Ibu selalu memaafkan kesalahan orang lain, pernah suatu saat tetangga mencaci maki ibu karena ibu mencuci kurang bersih dan setrikanya kurang rapi. Namun ibu menjawab dengan kata maaf dan menyetrikanya ulang. Ibu tidak pernah marah dan tidak membalas cacian itu, beberapa hari kemudian ibu itu (tetangga yang marah-marah terhadap ibu) menderita sakit kaki dan tidak ada sama sekali orang yang menolongnya, namun ibu, menolongnya dengan rasa penuh ikhlas. Akhirnya ibu tadi (majikan) memohon maaf dan berlaku baik terhadap ibu.
***
Satu hari kami mendengar ayah sakit keras dan tinggal di rumah sakit, ayah koma dan diperkirakan dokter hampir meninggal dunia. Ibu terkejut dan hampir pingsan, namun masih ada rasa benci dihatiku, aku masih ingat kata-kata kasar yang keluar dari mulut ayah, seolah menganggap ayah sebagai iblis yang kejam kepadaku. Aku tidak ingin menjenguk ayah walaupun ibu bersikukuh mengajakku ke rumah sakit.
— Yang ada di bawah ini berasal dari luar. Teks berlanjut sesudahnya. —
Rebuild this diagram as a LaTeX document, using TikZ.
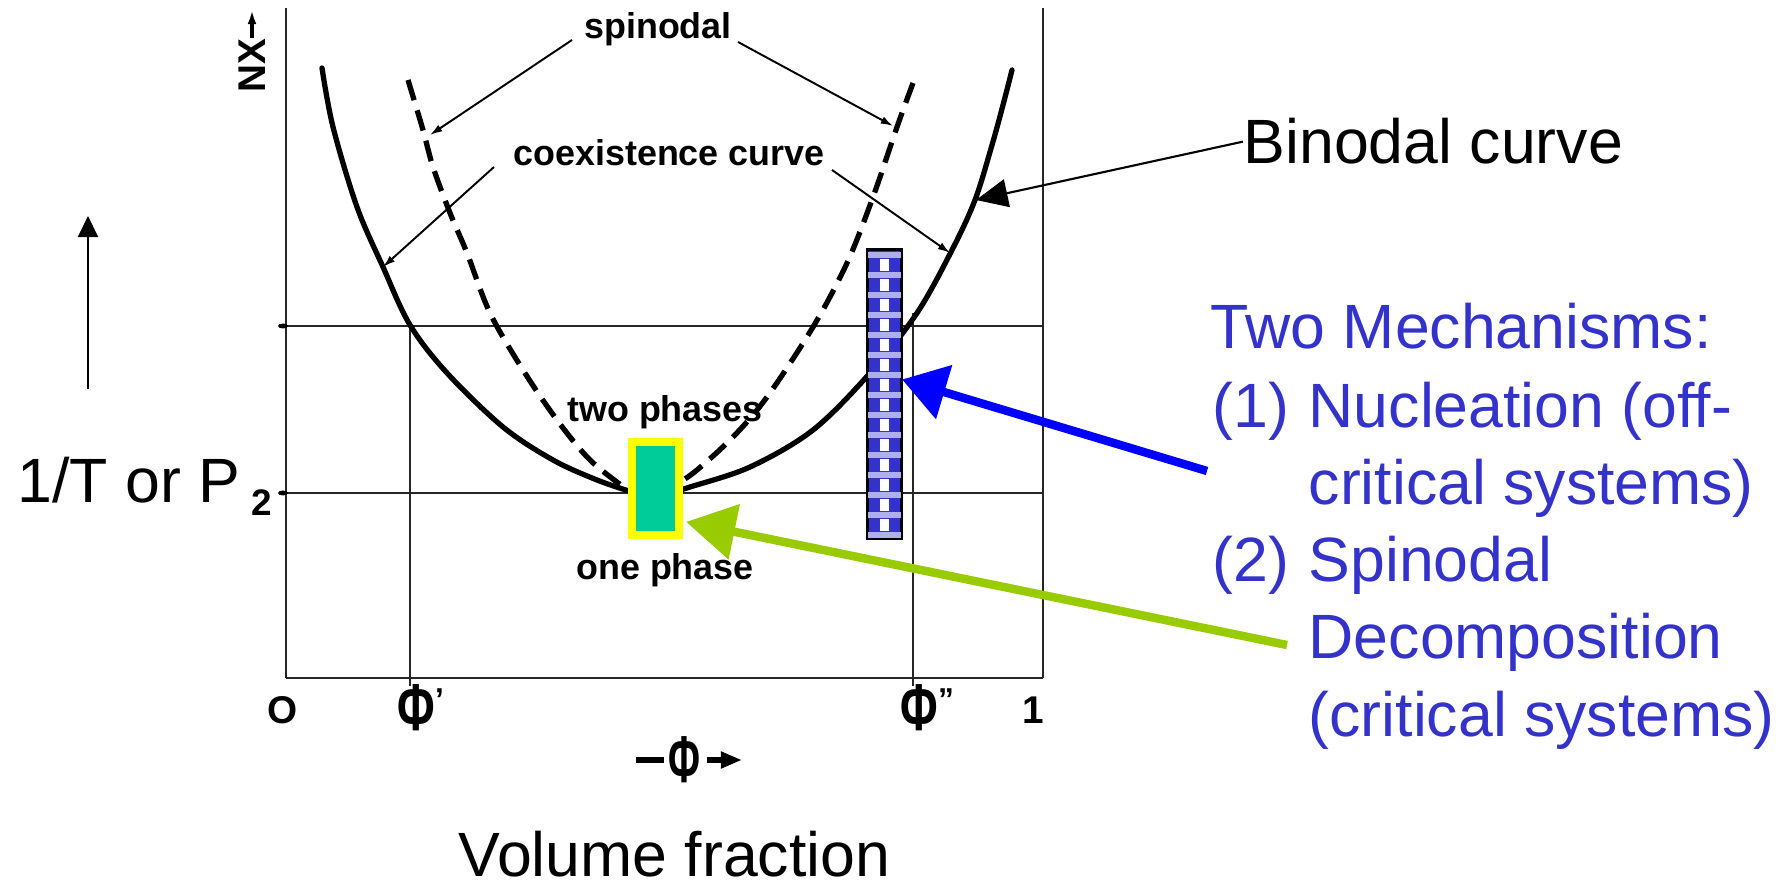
\documentclass[tikz,border=0pt]{standalone}
\usepackage{fontspec}
\setmainfont{Liberation Sans}
\usetikzlibrary{arrows.meta,calc}
\definecolor{txtblue}{RGB}{51,51,204}
\definecolor{arrblue}{RGB}{0,0,255}
\definecolor{arrgreen}{RGB}{153,204,0}
\definecolor{critgreen}{RGB}{0,204,153}
\definecolor{ylw}{RGB}{255,255,0}
\definecolor{nuclight}{RGB}{175,175,238}
\newcommand{\tallphi}{\scalebox{1}[1.45]{\fontsize{13}{13}\selectfont Φ}}
\begin{document}
\begin{tikzpicture}[x=0.01cm,y=-0.01cm,
  frame/.style={line width=0.6pt, black!85},
  binodal/.style={line width=1.5pt, line cap=round},
  spinod/.style={line width=1.5pt, dash pattern=on 6pt off 3pt},
  lblarrow/.style={line width=0.55pt, -{Latex[length=3.5pt,width=2.2pt]}},
  big/.style={font=\fontsize{17.8}{21.9}\selectfont, inner sep=0pt},
  scan/.style={font=\fontsize{10.2}{12}\selectfont\bfseries, inner sep=0pt},
  ticklbl/.style={font=\fontsize{11}{12}\selectfont\bfseries, inner sep=0pt},
  mech/.style={big, text=txtblue, anchor=base west},
  fatarrow/.style={line width=2.4pt, -{Triangle[length=12.5pt,width=15.5pt]}},
]
\useasboundingbox (0,0) rectangle (1792,886);

% frame and grid
\draw[frame] (286,8) -- (286,678);
\draw[frame] (1043,8) -- (1043,678);
\draw[frame, line width=0.8pt] (286,678) -- (1043,678);
\draw[frame, line width=0.8pt] (281,326) -- (1043,326);
\draw[frame, line width=0.8pt] (281,493) -- (1043,493);
\draw[frame] (410,326) -- (410,686);
\draw[frame] (913,313) -- (913,686);
\fill (283,326) ellipse (5 and 2.5);
\fill (283,493) ellipse (5 and 2.5);

% binodal curve
\draw[binodal] plot[smooth, tension=0.55] coordinates {(322,68) (333,127) (357,207) (383,267) (410,325) (447,373) (503,427) (553,460) (597,480) (632,492)};
\draw[binodal] plot[smooth, tension=0.55] coordinates {(680,490) (690,487) (750,467) (813,430) (870,373) (917,313) (952,250) (975,200) (992,145) (1003,105) (1012,70)};
% spinodal curve
\draw[spinod] plot[smooth, tension=0.55] coordinates {(408,80) (423,130) (433,167) (450,213) (467,253) (490,313) (523,370) (557,420) (590,460) (625,488)};
\draw[spinod] plot[smooth, tension=0.55] coordinates {(913,83) (897,127) (873,197) (847,263) (813,327) (767,397) (733,437) (697,470) (680,482)};

% scanned labels
\node[scan, anchor=base] (spin) at (658,39) {spinodal};
\node[scan, anchor=base] (coex) at (669,166) {coexistence curve};
\node[scan, anchor=base] (two) at (665,422) {two phases};
\node[scan, anchor=base] (one) at (665,580) {one phase};

\coordinate (spLs) at (572,40);  \coordinate (spLe) at (430,135);
\coordinate (spRs) at (738,42);  \coordinate (spRe) at (893,126);
\coordinate (cxLs) at (494,167); \coordinate (cxLe) at (383,267);
\coordinate (cxRs) at (832,170); \coordinate (cxRe) at (950,253);
\draw[lblarrow] (spLs) -- (spLe);
\draw[lblarrow] (spRs) -- (spRe);
\draw[lblarrow] (cxLs) -- (cxLe);
\draw[lblarrow] (cxRs) -- (cxRe);

% axis tick labels
\node[ticklbl] (o) at (283,710) {O};
\node[ticklbl, anchor=west] (phi1) at (397,708) {\tallphi\raisebox{2mm}{\fontsize{9}{9}\selectfont '}};
\node[ticklbl, anchor=west] (phi2) at (900,708) {\tallphi\raisebox{2mm}{\fontsize{9}{9}\selectfont "}};
\node[ticklbl] (one1) at (1033,710) {1};
\node[ticklbl] (phi) at (684,760) {\scalebox{0.85}[1]{\tallphi}};
\draw[line width=1.8pt] (636,760) -- (664,760);
\draw[line width=1.8pt, -{Triangle[length=6pt,width=4.5pt]}] (phi.east) ++(6,0) -- (742,760);
\node[ticklbl, font=\fontsize{10.5}{12}\selectfont\bfseries] (lbl2) at (262,503) {2};
\node[scan, font=\fontsize{11}{12}\selectfont\bfseries, rotate=90] (nx) at (252,66) {NX};
\draw[line width=0.9pt, -{Latex[length=4pt,width=2.5pt]}] (nx.east) -- (252,10);

% nucleation bar
\node[draw=black, line width=0.6pt, fill=txtblue, minimum width=0.33cm, minimum height=2.88cm, inner sep=0pt] (nuc) at (884.5,394) {};
\begin{scope}
\clip (nuc.north west) rectangle (nuc.south east);
\foreach \k in {0,...,14} {
  \fill[nuclight] (868,252+20*\k) rectangle (901,258+20*\k);
  \fill[white] (880,259+20*\k) rectangle (889,271+20*\k);
}
\end{scope}
\draw[line width=0.6pt] (nuc.north west) rectangle (nuc.south east);

% critical box
\node[draw=ylw, line width=2.3pt, fill=critgreen, minimum width=0.47cm, minimum height=0.93cm, inner sep=0pt] (crit) at (655.5,488.5) {};

% big texts
\node[big, anchor=base west] (ylab) at (17,503) {1/T or P};
\coordinate (yarr) at (88,389);
\draw[line width=0.6pt, -{Triangle[length=6pt,width=5.7pt]}] (yarr) -- (88,216);
\node[big, anchor=base west] (bin) at (1243,164) {Binodal curve};
\coordinate (binpt) at (976,200);
\draw[line width=0.6pt, -{Triangle[length=9pt,width=8pt]}] (bin.west) -- (binpt);
\node[big, anchor=base west] (vf) at (458,876) {Volume fraction};

\node[mech] (m0) at (1210,349) {Two Mechanisms:};
\node[mech] (m1a) at (1212,428) {(1)};
\node[mech] (m1b) at (1308,428) {Nucleation (off-};
\node[mech] (m1c) at (1308,505) {critical systems)};
\node[mech] (m2a) at (1212,582) {(2)};
\node[mech] (m2b) at (1308,582) {Spinodal};
\node[mech] (m2c) at (1308,659) {Decomposition};
\node[mech] (m2d) at (1308,736) {(critical systems)};

% mechanism arrows
\coordinate (bluestart) at (1207,471);
\draw[fatarrow, arrblue] (bluestart) -- ($(nuc.north east)!0.45!(nuc.south east)$);
\coordinate (greenstart) at (1287,645);
\draw[fatarrow, arrgreen, -{Triangle[length=14pt,width=15.5pt]}] (greenstart) -- ($(crit.north east)!0.83!(crit.south east)+(3,0)$);
\end{tikzpicture}
\end{document}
Saat yang sama ibu menceritakan kisah Nabi Muhammad SAW dengan Tsumamah bin Itsal, awalnya aku tak mengerti dengan cerita itu, namun ibu berkata “maaf adalah surga dunia”, aku makin tidak mengerti dengan kata-kata ibu, sampai aku mengerti bahwa aku harus memaafkan ayah dan harus menemui ayah, karena ayah merasa sedih apabila aku tidak menemui ayah.
***
Akhirnya dengan titik air mata, aku memeluk dan mencium tubuh ayahku yang terbaring lemas di atas ranjang rumah sakit yang tampak lusuh dan kotor. Aku berbisik di telinga ayah, aku meminta maaf kepada ayah, aku telah memaafkan semua salah ayah. Aku meminta ayah cepat sembuh agar dapat berkumpul kembali.
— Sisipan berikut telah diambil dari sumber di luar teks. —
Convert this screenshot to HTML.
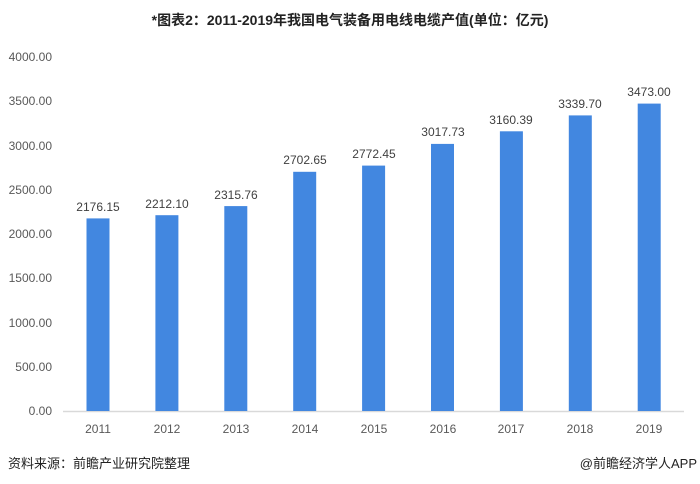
<!DOCTYPE html>
<html><head><meta charset="utf-8"><style>
body{margin:0;background:#fff;}
svg{display:block;font-family:"Liberation Sans","Noto Sans CJK SC",sans-serif;}
</style></head><body>
<svg width="700" height="484" xmlns="http://www.w3.org/2000/svg">
<rect width="700" height="484" fill="#fff"/>
<text x="350" y="25" text-anchor="middle" font-size="14" font-weight="bold" fill="#222">*图表2：2011-2019年我国电气装备用电线电缆产值(单位：亿元)</text>
<g font-size="12" fill="#595959" text-anchor="end">
<text x="52" y="415">0.00</text>
<text x="52" y="371">500.00</text>
<text x="52" y="327">1000.00</text>
<text x="52" y="282">1500.00</text>
<text x="52" y="238">2000.00</text>
<text x="52" y="194">2500.00</text>
<text x="52" y="150">3000.00</text>
<text x="52" y="105">3500.00</text>
<text x="52" y="61">4000.00</text>
</g>
<line x1="63" y1="411.5" x2="684" y2="411.5" stroke="#d9d9d9" stroke-width="1.5"/>
<g fill="#4287e0">
<rect x="86.5" y="218.4" width="23" height="192.6"/>
<rect x="155.4" y="215.2" width="23" height="195.8"/>
<rect x="224.3" y="206.1" width="23" height="204.9"/>
<rect x="293.2" y="171.8" width="23" height="239.2"/>
<rect x="362.1" y="165.6" width="23" height="245.4"/>
<rect x="431" y="143.9" width="23" height="267.1"/>
<rect x="499.9" y="131.3" width="23" height="279.7"/>
<rect x="568.8" y="115.4" width="23" height="295.6"/>
<rect x="637.7" y="103.6" width="23" height="307.4"/>
</g>
<g font-size="12" fill="#404040" text-anchor="middle">
<text x="98" y="211">2176.15</text>
<text x="167" y="208">2212.10</text>
<text x="236" y="199">2315.76</text>
<text x="305" y="164">2702.65</text>
<text x="374" y="158">2772.45</text>
<text x="443" y="136">3017.73</text>
<text x="511" y="124">3160.39</text>
<text x="580" y="108">3339.70</text>
<text x="649" y="96">3473.00</text>
</g>
<g font-size="12" fill="#595959" text-anchor="middle">
<text x="98" y="433">2011</text>
<text x="167" y="433">2012</text>
<text x="236" y="433">2013</text>
<text x="305" y="433">2014</text>
<text x="374" y="433">2015</text>
<text x="443" y="433">2016</text>
<text x="511" y="433">2017</text>
<text x="580" y="433">2018</text>
<text x="649" y="433">2019</text>
</g>
<text x="8" y="468" font-size="13" fill="#222">资料来源：前瞻产业研究院整理</text>
<text x="697" y="468" font-size="13" fill="#222" text-anchor="end">@前瞻经济学人APP</text>
</svg>
</body></html>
Setelah beberapa hari, ayah terbaring di rumah sakit dengan di rawat ibu, ayah akhirnya dapat pulih kembali, ayah sehat, berkat izin Allah SWT, ayah kembali ke rumah dan kembali kumpul dengan keluarga kecilku.
***
Sebulan kemudian, ayah dan ibu mendatangi KUA di dekat rumah untuk berniat rujuk kembali, dalam hati kecilku berpikir, begitu cepatnya ibu memaafkan segala kesalahan ayah, yang menurutku itu adalah kejahatan yang tak termaafkan, namun dengan lapang dada ibu mengajak kembali rujuk ayah.
Di waktu senggang ibu, aku bertanya dengan ibu untuk memuaskan pertanyaan dalam benakku, dengan ramah ibu menjawab “ibu hanya mengharap ridha Allah SWT” dengan memaafkan kesalahan orang lain maka surga menanti kita. Sekarang ayah dan ibu hidup bahagia kembali bersama keluarga kecilku yang baru.
***
Terinspirasi dari kisah Tsumamah itulah aku berusaha memaafkan semua kesalahan orang lain. Karena sifat memaafkan juga terbukti baik bagi kesehatan. Penelitian membuktikan bahwa memaafkan baik bagi jiwa dan raga. Dr. Frederic Luskin memaparkan bahwa sifat pemaaf memicu terciptanya keadaan baik dalam pikiran seperti harapan, kesabaran, dan percaya diri dengan mengurangi kemarahan, penderitaan, lemah semangat, dan stres. Kemarahan kita terhadap seseorang hanya akan menimbulkan emosi negatif dalam diri kita.
Benci dan marah adalah keadaan yang merusak diri. Di sisi lain, memaafkan, meskipun terasa berat, tetapi membahagiakan. Satu bagian dari akhlak yang terpuji. Memaafkan mampu menghilangkan segala dampak merusak dari kemarahan dan membantu orang tersebut untuk menikmati hidup secara sehat. Namun, tujuan sebenarnya dari memaafkan tetaplah harus untuk mendapatkan ridha Allah swt.
"Tetapi barang siapa bersabar dan memaafkan, sungguh yang demikian itu termasuk perbuatan yang mulia." (Q.S. As-Shura 42 : 43). Mari kita belajar untuk memaafkan orang lain agar kebaikan dari Allah swt. senantiasa dilimpahkan kepada kita.